Не знаю как уркаганкам, а нам, «политическим» всё было абсолютно ясно.
…Начальник лагеря тоже любил «блеснуть». Иногда на поверке после отбоя нас держали чуть не по часу. Давно уже все пересчитаны, ноют одеревеневшие ноги, болит спина. А желанной команды «разойдись!» — всё нет и нет.
Мы стоим двумя длинными шеренгами, протянувшимися через весь лагерь.
И наконец, как на сцене театра, распахиваются ворота, и всадник на белом коне, в бурке и папахе, a-lа «Чапаев», вихрем проносится сквозь наш строй; подняв коня на дыбы, разворачивается, снова проносится вдоль наших рядов, наконец окончательно осаживает коня, и гарцуя на месте, привстав на стременах, разражается пламенной речью.

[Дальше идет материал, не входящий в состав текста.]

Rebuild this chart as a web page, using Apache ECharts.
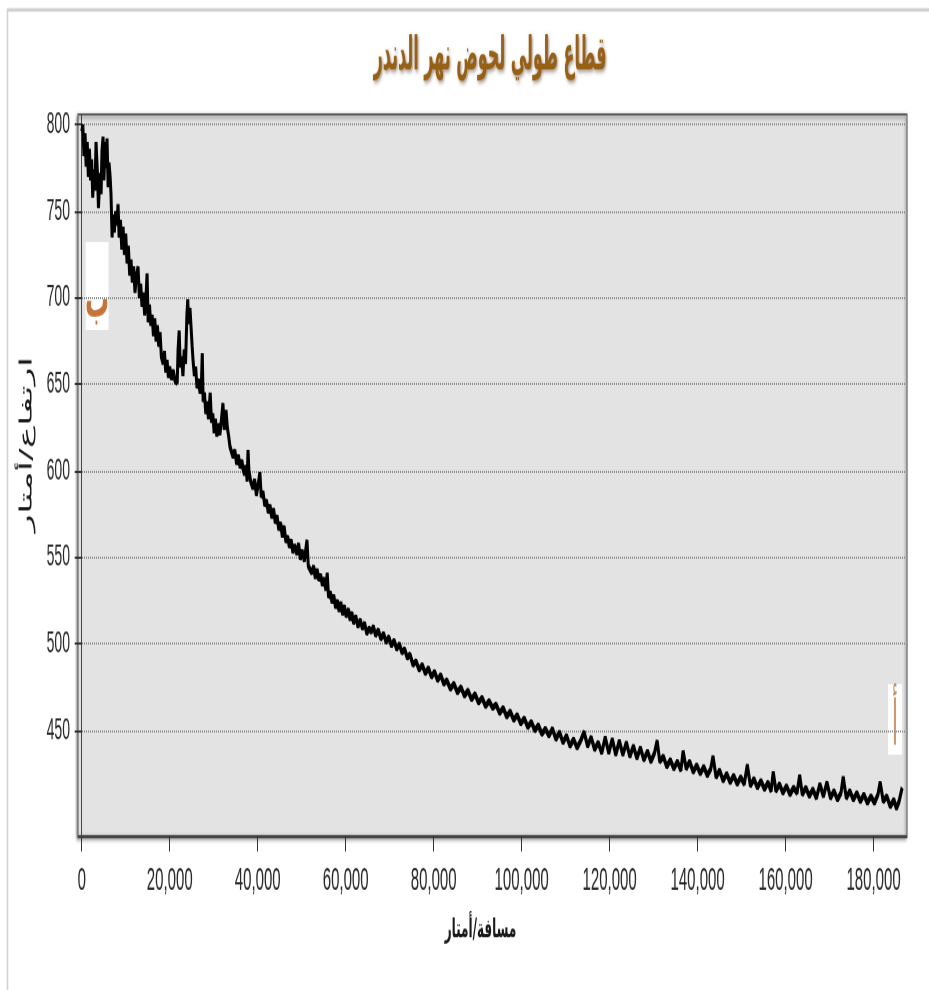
<!DOCTYPE html>
<html>
<head>
<meta charset="utf-8">
<script src="https://cdn.jsdelivr.net/npm/echarts@6/dist/echarts.min.js"></script>
<style>
html, body { margin: 0; padding: 0; background: #fff; }
#wrap { width: 929px; height: 990px; position: relative; }
/* the source picture is stretched vertically, so draw flat and stretch */
#chart { position: absolute; left: 0; top: 0; width: 929px; height: 450px; transform: scaleY(2.2); transform-origin: 0 0; }
</style>
</head>
<body>
<div id="wrap"><div id="chart"></div></div>
<script>
const titleText = 'قطاع طولي لحوض نهر الدندر';
const xName = 'مسافة/أمتار';
const yName = 'ارتفاع/أمتار';
const xTicks = [0, 20000, 40000, 60000, 80000, 100000, 120000, 140000, 160000, 180000];
const yTicks = [450, 500, 550, 600, 650, 700, 750, 800];

// distance along the river (m)
const distance = [
  0, 250, 500, 750, 1000, 1250, 1500, 1750, 2000, 2250, 2500, 2750, 3000, 3250, 3400, 3600, 3800, 3950,
  4150, 4400, 4600, 4850, 5050, 5300, 5500, 5750, 6000, 6200, 6450, 6650, 6900, 7100, 7400, 7700, 8000,
  8250, 8500, 8800, 9100, 9400, 9700, 10000, 10300, 10600, 10900, 11200, 11500, 11800, 12100, 12400,
  12800, 13100, 13400, 13700, 14000, 14300, 14600, 14850, 15100, 15400, 15700, 16000, 16300, 16600,
  16900, 17200, 17500, 17800, 18100, 18500, 18800, 19100, 19400, 19700, 20000, 20400, 20800, 21200,
  21700, 21900, 22150, 22400, 22700, 23000, 23300, 23600, 23900, 24100, 24300, 24600, 25100, 25300,
  25600, 25900, 26200, 26500, 26900, 27200, 27400, 27600, 27900, 28200, 28500, 28800, 29200, 29500,
  29800, 30100, 30400, 30700, 31000, 31400, 31700, 32100, 32400, 32800, 33100, 33400, 33700, 34000,
  34400, 34800, 35200, 35600, 36000, 36400, 36700, 37000, 37300, 37600, 37800, 38000, 38400, 38900,
  39300, 39700, 40100, 40500, 40800, 41200, 41600, 42000, 42400, 42800, 43200, 43600, 44000, 44400,
  44800, 45200, 45600, 46000, 46400, 46800, 47200, 47600, 48000, 48400, 48900, 49300, 49700, 50100,
  50600, 51000, 51200, 51500, 51900, 52300, 52700, 53100, 53500, 53900, 54300, 54700, 55100, 55500,
  55800, 56100, 56500, 56900, 57300, 57700, 58100, 58500, 58900, 59300, 59700, 60100, 60600, 61000,
  61400, 61800, 62300, 62800, 63300, 63800, 64300, 64800, 65300, 65800, 66300, 66800, 67400, 68000,
  68600, 69200, 69800, 70400, 71000, 71600, 72200, 72800, 73400, 74000, 74600, 75300, 76000, 76700,
  77400, 78100, 78800, 79500, 80200, 80900, 81600, 82300, 83000, 83800, 84600, 85400, 86200, 87000,
  87800, 88600, 89400, 90200, 91000, 91800, 92600, 93400, 94200, 95000, 95800, 96600, 97400, 98200,
  99000, 99800, 100600, 101400, 102200, 103000, 103800, 104600, 105400, 106200, 107000, 107800,
  108600, 109400, 110200, 111000, 111800, 112600, 113400, 114200, 115000, 115800, 116600, 117400,
  118200, 119000, 119800, 120600, 121400, 122200, 123000, 123800, 124600, 125400, 126200, 127000,
  127800, 128600, 129400, 130200, 130800, 131400, 132200, 133000, 133800, 134600, 135400, 136200,
  136700, 137400, 138200, 139000, 139800, 140600, 141400, 142200, 143000, 143500, 144200, 145000,
  145800, 146600, 147400, 148200, 149000, 149800, 150600, 151300, 152000, 152800, 153600, 154400,
  155200, 156000, 156700, 157200, 157800, 158600, 159400, 160200, 161000, 161800, 162600, 163200,
  163800, 164600, 165400, 166200, 167000, 167800, 168600, 169400, 170200, 171000, 171800, 172600,
  173100, 173800, 174600, 175400, 176200, 177000, 177800, 178600, 179400, 180200, 181000, 181500,
  182200, 183000, 183800, 184600, 185200, 185800, 186500
];

// elevation (m)
const elevation = [
  796, 800, 782, 795, 776, 790, 770, 786, 768, 780, 758, 774, 762, 790, 792, 770, 752, 750,
  772, 760, 785, 793, 768, 790, 775, 792, 764, 778, 770, 760, 735, 748, 738, 750, 742,
  754, 735, 745, 728, 741, 725, 737, 720, 730, 713, 722, 709, 718, 703, 712,
  718, 700, 708, 695, 703, 690, 700, 714, 686, 696, 684, 690, 678, 688,
  675, 684, 672, 680, 666, 662, 669, 657, 664, 654, 660, 653, 658, 652,
  651, 670, 681, 660, 666, 655, 670, 662, 690, 699, 685, 694, 672, 664,
  655, 660, 648, 653, 645, 650, 668, 640, 645, 633, 640, 630, 645, 628,
  633, 622, 630, 620, 627, 621, 628, 639, 624, 635, 625, 620, 614, 612,
  608, 612, 604, 609, 602, 606, 601, 598, 603, 594, 612, 600, 594, 590,
  595, 586, 592, 599, 585, 588, 580, 583, 576, 580, 573, 578, 570, 574,
  566, 570, 562, 568, 559, 562, 556, 560, 553, 557, 552, 558, 549, 554,
  548, 556, 560, 545, 547, 541, 545, 538, 543, 537, 540, 534, 538, 531,
  541, 527, 530, 524, 528, 521, 525, 519, 524, 517, 522, 516, 520, 514,
  518, 512, 516, 510, 514, 509, 512, 506, 509, 507, 510, 505, 508, 503,
  506, 501, 504, 499, 502, 497, 500, 495, 497, 492, 494, 488, 490, 485,
  488, 483, 486, 481, 484, 479, 482, 477, 479, 474, 477, 472, 475, 470,
  473, 468, 471, 466, 469, 464, 467, 463, 465, 460, 463, 458, 461, 456,
  459, 454, 457, 452, 455, 450, 453, 448, 451, 447, 451, 445,
  449, 443, 447, 441, 445, 440, 444, 449, 441, 446, 439, 443,
  437, 446, 437, 445, 436, 444, 436, 443, 435, 441, 434, 440,
  433, 438, 432, 437, 444, 432, 435, 429, 433, 428, 432, 427,
  438, 428, 432, 426, 430, 425, 429, 424, 428, 435, 423, 427,
  421, 425, 420, 424, 419, 423, 419, 430, 418, 422, 417, 421,
  416, 420, 415, 426, 415, 419, 414, 418, 413, 417, 414, 424,
  413, 417, 412, 416, 411, 419, 412, 420, 411, 415, 410, 414,
  423, 411, 415, 410, 414, 409, 413, 408, 412, 408, 413, 420,
  409, 412, 406, 410, 405, 409, 417
];

const profile = distance.map((d, i) => [d, elevation[i]]);
const numFont = '"Liberation Sans Narrow", "Liberation Sans", Arial, sans-serif';
const arFont = '"DejaVu Sans", sans-serif';

const chart = echarts.init(document.getElementById('chart'), null, { devicePixelRatio: 2 });
chart.setOption({
  animation: false,
  backgroundColor: '#fff',
  grid: {
    left: 78,
    right: 22,
    top: 52,
    bottom: 70,
    show: true,
    backgroundColor: '#e3e3e3',
    borderColor: '#5a5a5a',
    borderWidth: 1,
    shadowColor: 'rgba(0,0,0,0.45)',
    shadowBlur: 2,
    shadowOffsetX: -1,
    shadowOffsetY: 1
  },
  xAxis: {
    type: 'value',
    min: -850,
    max: 187600,
    name: xName,
    nameLocation: 'middle',
    nameGap: 37,
    nameTextStyle: {
      fontFamily: arFont,
      fontSize: 12,
      fontWeight: 'bold',
      color: '#1a1a1a',
      padding: [0, 24, 0, 0]
    },
    axisLine: { show: true, onZero: false, lineStyle: { color: '#444', width: 1 } },
    axisTick: { show: true, length: 7, customValues: xTicks, lineStyle: { color: '#333' } },
    axisLabel: {
      customValues: xTicks,
      margin: 13,
      fontFamily: numFont,
      fontSize: 15,
      color: '#2a2a2a',
      formatter: v => v.toLocaleString('en-US')
    },
    splitLine: { show: false }
  },
  yAxis: {
    type: 'value',
    min: 389,
    max: 806,
    name: yName,
    nameLocation: 'middle',
    nameGap: 40,
    nameRotate: 90,
    nameTextStyle: {
      fontFamily: arFont,
      fontSize: 17,
      color: '#1a1a1a',
      padding: [0, 0, 0, 28]
    },
    axisLine: { show: true, lineStyle: { color: '#444', width: 1 } },
    axisTick: { show: true, length: 7, customValues: yTicks, lineStyle: { color: '#333' } },
    axisLabel: {
      customValues: yTicks,
      margin: 8,
      fontFamily: numFont,
      fontSize: 14,
      color: '#2a2a2a'
    },
    splitLine: { show: true, lineStyle: { color: '#8f8f8f', type: 'dotted', width: 1 } }
  },
  graphic: [
    {
      type: 'rect',
      left: 5, top: 2,
      shape: { width: 930, height: 460 },
      style: { fill: 'none', stroke: '#d0d0d0', lineWidth: 1.5 },
      z: -1
    },
    {
      type: 'text',
      x: 490, y: 26,
      scaleX: 0.76,
      style: {
        text: titleText,
        fontFamily: arFont,
        fontSize: 21,
        fontWeight: 'bold',
        fill: '#966016',
        align: 'center',
        verticalAlign: 'middle',
        textShadowColor: 'rgba(60,30,0,0.5)',
        textShadowBlur: 2,
        textShadowOffsetX: 1,
        textShadowOffsetY: 1
      },
      z: 10
    },
    {
      type: 'group',
      left: 85, top: 110,
      children: [
        { type: 'rect', shape: { width: 23, height: 40 }, style: { fill: '#fff' } },
        { type: 'text', x: 11.5, y: 28, style: { text: 'ب', fontSize: 24, fontWeight: 'bold', fontFamily: arFont, fill: '#c4743a', align: 'center', verticalAlign: 'middle' } }
      ],
      z: 10
    },
    {
      type: 'group',
      left: 888, top: 311,
      children: [
        { type: 'rect', shape: { width: 14, height: 32 }, style: { fill: '#fff' } },
        { type: 'text', x: 7, y: 20, scaleX: 0.7, style: { text: 'أ', fontSize: 28, fontFamily: arFont, fill: '#c98a5e', align: 'center', verticalAlign: 'middle' } }
      ],
      z: 10
    }
  ],
  series: [
    {
      type: 'line',
      data: profile,
      symbol: 'none',
      sampling: null,
      lineStyle: { color: '#000', width: 3 },
      z: 5
    }
  ]
});
</script>
</body>
</html>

Сначала из речи ничего нельзя понять — виртуозный мат громоздится выше десятого этажа. Но если внимательно следить за речью, то в конце концов выясняется, что это призыв к выполнению и перевыполнению плана, чего ждёт от нас Родина; а если мы в Бога… в душу… в рот и нос… не выполним плана, то нас заживо сгноят в КУРе, что, впрочем, уже давно пора сделать!
— Даёшь план!? — исходит энтузиазмом всадник на белом коне.
— Даёшь! — вяло гудит в ответ лагерь, причём в основном, и громче всех орут урки, которые никогда не выходят на работу.
«Чапаев» удовлетворён и медленно отгарцовывает в свои театральные ворота. Наконец-то звучит вожделенное «разойдись!».
…Лето 1937-го года было необычайное, невероятное, как и всё в этом невероятном году. Жара, говорили, доходила до 30° — явление в Карелии небывалое. Впрочем, градусника у нас не было, газет и радио тоже. Это были устные известия, которыми всегда полнится лагерь. Известия о том, о сём, иногда совершенно невероятные лагерные «параши». То вдруг по всему лагерю идет:
— Вы слышали? Едет начальство из Медвежки! Теперь нашим начальничкам не поздоровится! Запоют!..
То передаётся от одного к другому:
— Слышали? Этап на 70 человек. 58-я! Точно, в УРЧ уже списки готовы! Это — на пересмотр!..
…Но синие безоблачные дни шли один за другим. Не приезжало никакого начальства, не уходило никаких этапов, за исключением небольших групп доходяг, которые уже не могли двигаться на собственных ногах и которых грузили на подводу и увозили на «Северный».
У нас, на «Южном», был маленький лазарет на три палаты, куда помещали только с легкими заболеваниями, типа гриппа с температурой, или отравлений. На «Северном» был большой лазарет, куда свозили доходяг. Там же был и большой изолятор, куда отправляли уркаганов за внутрилагерные преступления. «Северного» все боялись, так как знали, что оттуда живым в 1937-м году никто уже не приходил.
Хотя мы числились раскреплёнными по каким-то бригадам, но особенного порядка при выводе на работу не соблюдалось: всё равно инструментов почти не было — на бригаду в 40 человек выдавали 2–3 топора и столько же тупых и беззубых пил.
О выполнении нормы, даже в шутку, никто не думал. В мелколесье, куда нас водили, тощие карельские сосенки были в руку толщиной. Вероятно, только советские «руководители», с их бесхозяйственностью и тупым равнодушием к природе, могли заставлять людей губить молодой никому не нужный лес, годный разве что на дрова. Невозможно даже представить, сколько этих тоненьких сосёнок надо было срубить, чтобы получилось по 5 кубометров древесины на человека!
Важно было одно: выгнать всех за вахту — отправить на работу.
И утром, из беспорядочной толпы у ворот отсчитывали по сорок человек — двадцать пар, одна за другой — с двумя конвоирами и одной собакой, они отправлялись в путь.
Мы с Андреем старались подстроиться к какой-нибудь бригаде, и иногда это удавалось. Если же нас замечал нарядчик, или начальник УРЧ, или КВЧ, то нас обязательно разъединяли, выдергивали одного из нас из колонны, и мы оказывались в разных бригадах. Очевидно, это доставляло им большое удовольствие!..
День предстоял томительно-длинный, невероятно жаркий, голодный.
Свои 200 граммов хлеба — ведь мы не вырабатывали никакой нормы, и больше нам не полагалось — мы делили на две части. Один кусочек мы оставляли для обеда, а другой, тоненький кусочек черного хлеба мы бережно прятали на груди и несли с собой.